··· Data segment ···

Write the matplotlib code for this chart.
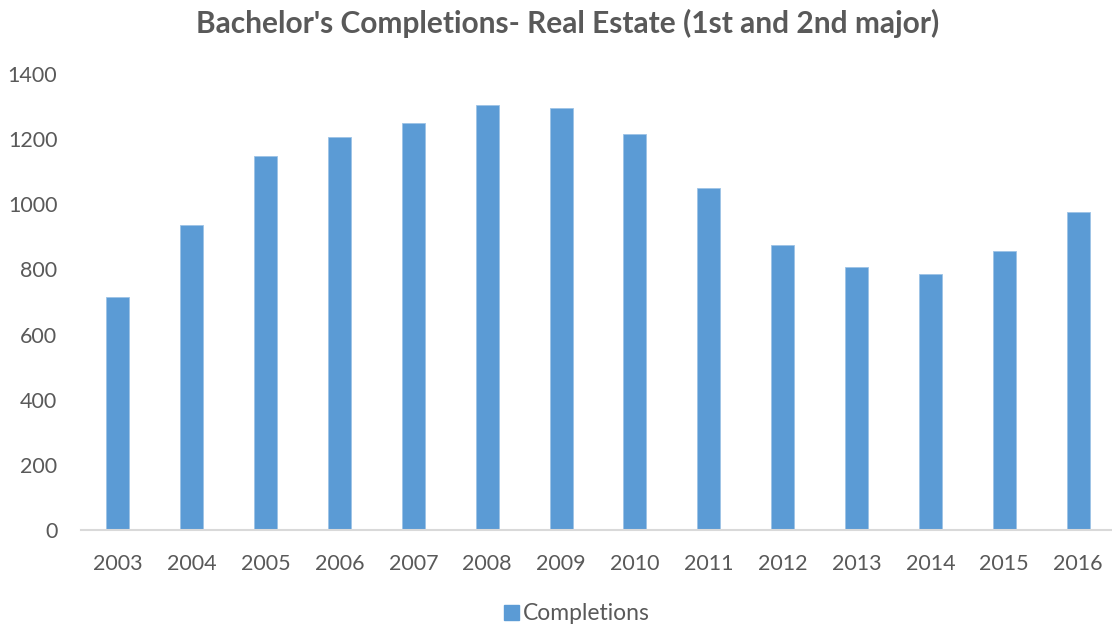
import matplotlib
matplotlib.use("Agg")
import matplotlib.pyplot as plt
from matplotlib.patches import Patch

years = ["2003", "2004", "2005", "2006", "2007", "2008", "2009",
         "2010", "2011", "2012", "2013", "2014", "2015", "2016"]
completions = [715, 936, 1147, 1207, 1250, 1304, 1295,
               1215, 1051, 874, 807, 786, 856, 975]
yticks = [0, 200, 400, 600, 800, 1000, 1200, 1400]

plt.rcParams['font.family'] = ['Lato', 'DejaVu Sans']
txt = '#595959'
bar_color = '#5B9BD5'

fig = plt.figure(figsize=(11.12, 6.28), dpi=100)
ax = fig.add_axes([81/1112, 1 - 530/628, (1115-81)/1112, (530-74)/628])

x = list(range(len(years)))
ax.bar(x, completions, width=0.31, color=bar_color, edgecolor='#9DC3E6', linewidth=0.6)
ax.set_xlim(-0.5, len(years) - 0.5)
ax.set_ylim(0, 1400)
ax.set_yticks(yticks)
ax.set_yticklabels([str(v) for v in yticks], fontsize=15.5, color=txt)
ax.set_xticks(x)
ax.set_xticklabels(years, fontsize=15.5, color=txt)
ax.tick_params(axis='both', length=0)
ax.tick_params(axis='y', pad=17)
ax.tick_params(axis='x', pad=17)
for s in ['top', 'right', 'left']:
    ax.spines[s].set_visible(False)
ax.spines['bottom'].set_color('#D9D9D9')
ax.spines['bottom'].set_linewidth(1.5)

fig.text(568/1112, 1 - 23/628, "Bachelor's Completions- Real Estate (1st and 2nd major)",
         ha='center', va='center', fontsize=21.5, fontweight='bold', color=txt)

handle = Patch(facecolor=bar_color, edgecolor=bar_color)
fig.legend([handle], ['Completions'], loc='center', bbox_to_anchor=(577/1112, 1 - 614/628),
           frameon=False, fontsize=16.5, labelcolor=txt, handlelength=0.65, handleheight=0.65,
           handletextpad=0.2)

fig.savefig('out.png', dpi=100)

···

◆ Stated task ◆
Reproduce the material in its entirety and word for word, without the pictures.

◆ Exercise answer ◆
Write the matplotlib code for this chart.
import matplotlib
matplotlib.use("Agg")
import matplotlib.pyplot as plt
from matplotlib.patches import Patch

years = ["2003", "2004", "2005", "2006", "2007", "2008", "2009",
         "2010", "2011", "2012", "2013", "2014", "2015", "2016"]
completions = [715, 936, 1147, 1207, 1250, 1304, 1295,
               1215, 1051, 874, 807, 786, 856, 975]
yticks = [0, 200, 400, 600, 800, 1000, 1200, 1400]

plt.rcParams['font.family'] = ['Lato', 'DejaVu Sans']
txt = '#595959'
bar_color = '#5B9BD5'

fig = plt.figure(figsize=(11.12, 6.28), dpi=100)
ax = fig.add_axes([81/1112, 1 - 530/628, (1115-81)/1112, (530-74)/628])

x = list(range(len(years)))
ax.bar(x, completions, width=0.31, color=bar_color, edgecolor='#9DC3E6', linewidth=0.6)
ax.set_xlim(-0.5, len(years) - 0.5)
ax.set_ylim(0, 1400)
ax.set_yticks(yticks)
ax.set_yticklabels([str(v) for v in yticks], fontsize=15.5, color=txt)
ax.set_xticks(x)
ax.set_xticklabels(years, fontsize=15.5, color=txt)
ax.tick_params(axis='both', length=0)
ax.tick_params(axis='y', pad=17)
ax.tick_params(axis='x', pad=17)
for s in ['top', 'right', 'left']:
    ax.spines[s].set_visible(False)
ax.spines['bottom'].set_color('#D9D9D9')
ax.spines['bottom'].set_linewidth(1.5)

fig.text(568/1112, 1 - 23/628, "Bachelor's Completions- Real Estate (1st and 2nd major)",
         ha='center', va='center', fontsize=21.5, fontweight='bold', color=txt)

handle = Patch(facecolor=bar_color, edgecolor=bar_color)
fig.legend([handle], ['Completions'], loc='center', bbox_to_anchor=(577/1112, 1 - 614/628),
           frameon=False, fontsize=16.5, labelcolor=txt, handlelength=0.65, handleheight=0.65,
           handletextpad=0.2)

fig.savefig('out.png', dpi=100)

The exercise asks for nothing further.